Without them you would have probably 40-50 inventory clerks racing around walmart doing cycle counts, those 50 employees cost money, which is passed to you the consumer. Even then the combined errors and variances of those clerks would drive up prices another percent or two.

So in a nutshell, we trade the ability to consistently track, move, and price our inventory hundreds of times more efficently for the occasional inconvenience of system downtime.

I used to work at a large bookstore (the sort with the cafe inside) and I went into the back all the time to check for books customers were asking me about. In fact, if the computer said we had one copy of something, I would inevitably end up checking a) the shelf it belonged on, b) the endcap, in case it was on display, c) any nearby overstock shelves and finally d) the back room. If it weren’t in any of those places, I would check nearby stores from the same chain.

Some employees would rather not bother, but it’s never rude to ask as long as you’re at least semi-polite in your phrasing – which I assume you are, since you’re concerned about politeness. :slight_smile:

If I’m more than slightly interested in the item, I ask if there might be more in stock.

If I’m only slightly interested, I won’t. I’m not going to make the sales person run around for something that I’m more likely than not not going to buy. That’s a waste of everyone’s time.

If I really, really want something, I’ll ask if more is coming in. But that almost never happens.

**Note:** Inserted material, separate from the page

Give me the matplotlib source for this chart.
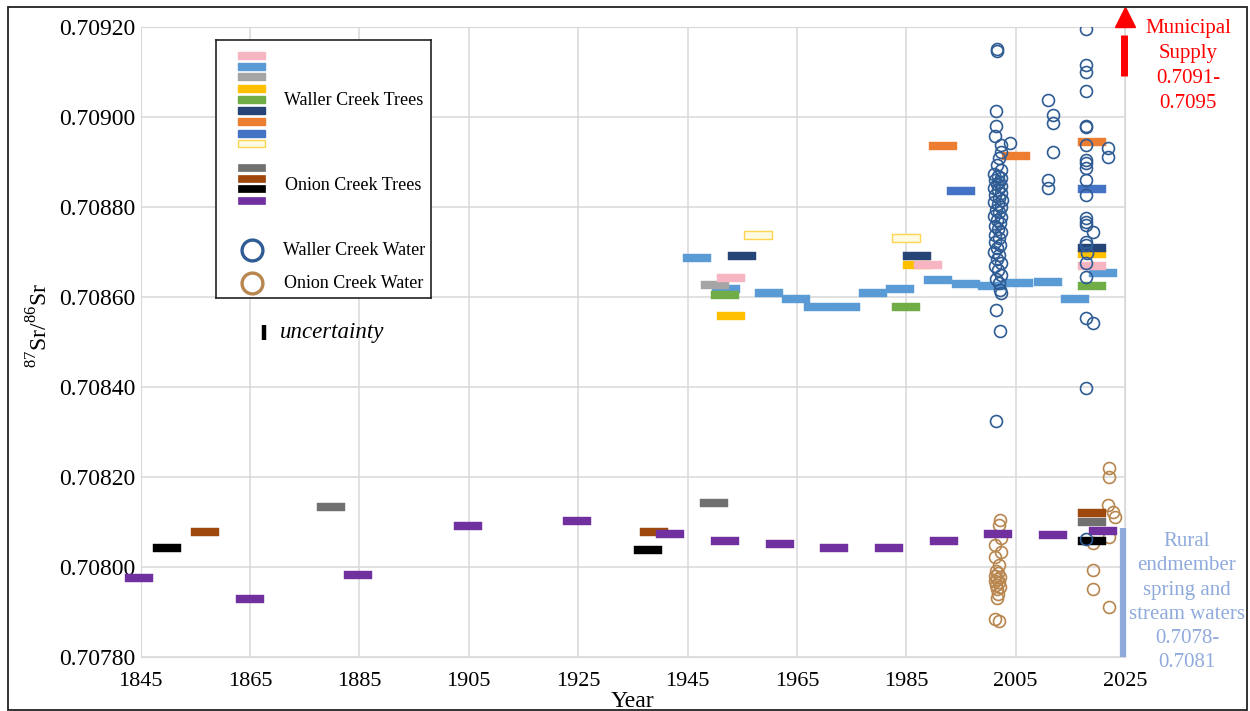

I can do no more than repeat what everyone else has said: ask away, but don’t try and argue with what the employee tells you. That just pegs you as a Grade A moron.

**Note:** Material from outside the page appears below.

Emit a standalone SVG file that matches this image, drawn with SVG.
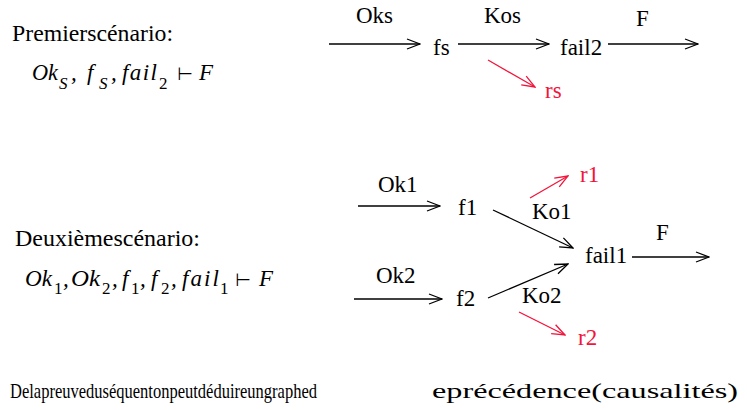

I must clear up this myth, though:

This is just not true. Stores are there to make lots of profit for the owner. Often, the best way to do this is to provide good service to the patron, but the store is by no means obliged to provide it. Perhaps you may feel that a store that does not endeavour to provide good service does not deserve your patronage. Sensible customers do not give such stores their patronage.

But, that does not change the simple fact: stores do not exist to provide services to customers. They are there to make money.